# Not Too Happy Meal



## boss9 (Apr 19, 2002)

Think about it--what's "Happy" about an ambulance? The only thing that comes to mind is Mr. Corries' (vaBcHRog) latest experience and that's a good thing. I guess if you ate enough of their food this could be a courtesy shuttle. This was a trying conversion because the front axle posts were in direct line with the pick-up shoes' ends. I had to mess with both to keep the wheel-base The chassis used is a Tomy --great for those nasty wrecks with G-plus cars AfxToo spoke of, or standing by when ParkRNDL rolls that car hauler :freak:



















Cheers...


----------



## TX Street Racer (May 8, 2004)

Boss that's a great slot man! :wave: :thumbsup:


----------



## AfxToo (Aug 29, 2003)

That's so hillarious, in a sick sort of way! Too many "happy meals" and you're going to be taking a ride in that sort of vehicle.

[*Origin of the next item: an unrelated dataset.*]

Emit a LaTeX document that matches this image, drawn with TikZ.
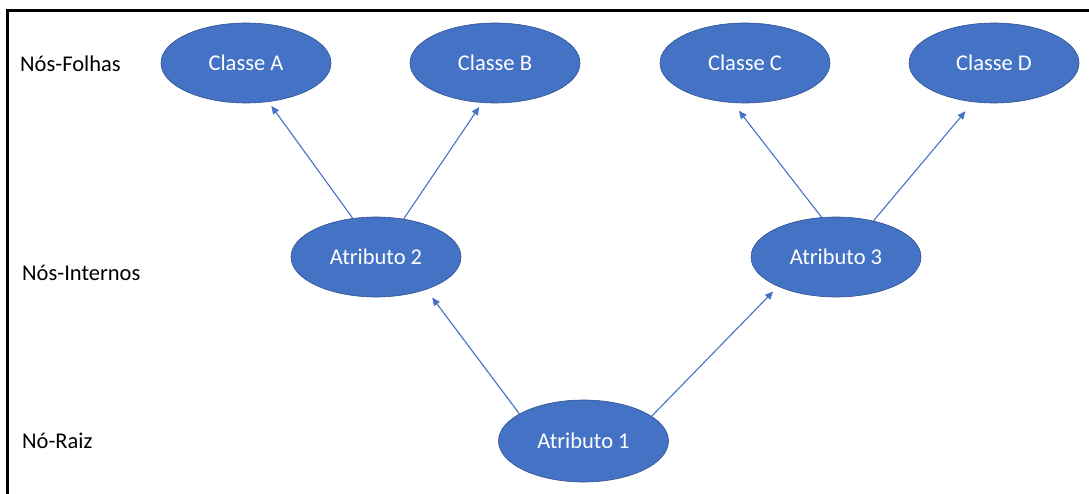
\documentclass[tikz,border=0pt]{standalone}
\usepackage{fontspec}
\setmainfont{Carlito}
\usetikzlibrary{shapes.geometric,arrows.meta}
\definecolor{nodeblue}{RGB}{68,114,196}
\definecolor{nodeedge}{RGB}{47,82,143}
\tikzset{
  treenode/.style={ellipse, fill=nodeblue, draw=nodeedge, line width=0.6pt,
    minimum width=170pt, minimum height=80pt, inner sep=0pt,
    text=white, font=\fontsize{22.5}{27}\selectfont},
  levellabel/.style={anchor=west, inner sep=0pt, text=black,
    font=\fontsize{22.5}{27}\selectfont},
  link/.style={draw=nodeblue, line width=1.1pt,
    -{Triangle[length=8pt,width=7pt]}, shorten >=5pt},
  frame/.style={line width=2.6pt, black}
}
\begin{document}
\begin{tikzpicture}[x=1pt,y=-1pt]
\useasboundingbox (0,0) rectangle (1089,494);
\draw[frame] (7.5,494) -- (7.5,10.5) -- (1089,10.5);

\node[levellabel] (lf) at (20,64) {Nós-Folhas};
\node[levellabel] (li) at (22,273) {Nós-Internos};
\node[levellabel] (lr) at (22,441) {Nó-Raiz};

\node[treenode] (ca) at (246,63) {Classe A};
\node[treenode] (cb) at (495,63) {Classe B};
\node[treenode] (cc) at (745,63) {Classe C};
\node[treenode] (cd) at (994,63) {Classe D};
\node[treenode] (a2) at (376,257) {Atributo 2};
\node[treenode] (a3) at (836,257) {Atributo 3};
\node[treenode, minimum height=82pt] (a1) at (583.5,441) {Atributo 1};

\draw[link] (a2.121) -- (ca.300);
\draw[link] (a2.54) -- (cb.252);
\draw[link, shorten >=10pt] (a3.110) -- (cc.253);
\draw[link, shorten >=12pt] (a3.44) -- (cd.242);
\draw[link, shorten >=10pt] (a1.157) -- (a2.327);
\draw[link, shorten >=7pt] (a1.20) -- (a3.207);
\end{tikzpicture}
\end{document}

Maybe it's a new vertical integration scheme. Some of the fast food chains now have exclusive control over potato growers. Now they'll control the last ride that too many of their patrons will be taking after a lifetime of consuming their products. Win-win for them...


----------



## roadrner (Jul 21, 1999)

Boss9,
Not bad at all. One trick you might want to consider is add some black (or dark) paint to the inside area to block the effect the light bulb gives to the body. Just make sure you don't paint the areas that need to be lit. DOH!  Now just have a run off between your hearse and ambulance, winner takes all. Whatever all is I'll leave to your discresion.  Thanks, rr


----------



## boss9 (Apr 19, 2002)

Man, you guys are OUT there!! :tongue:
Cheers...


----------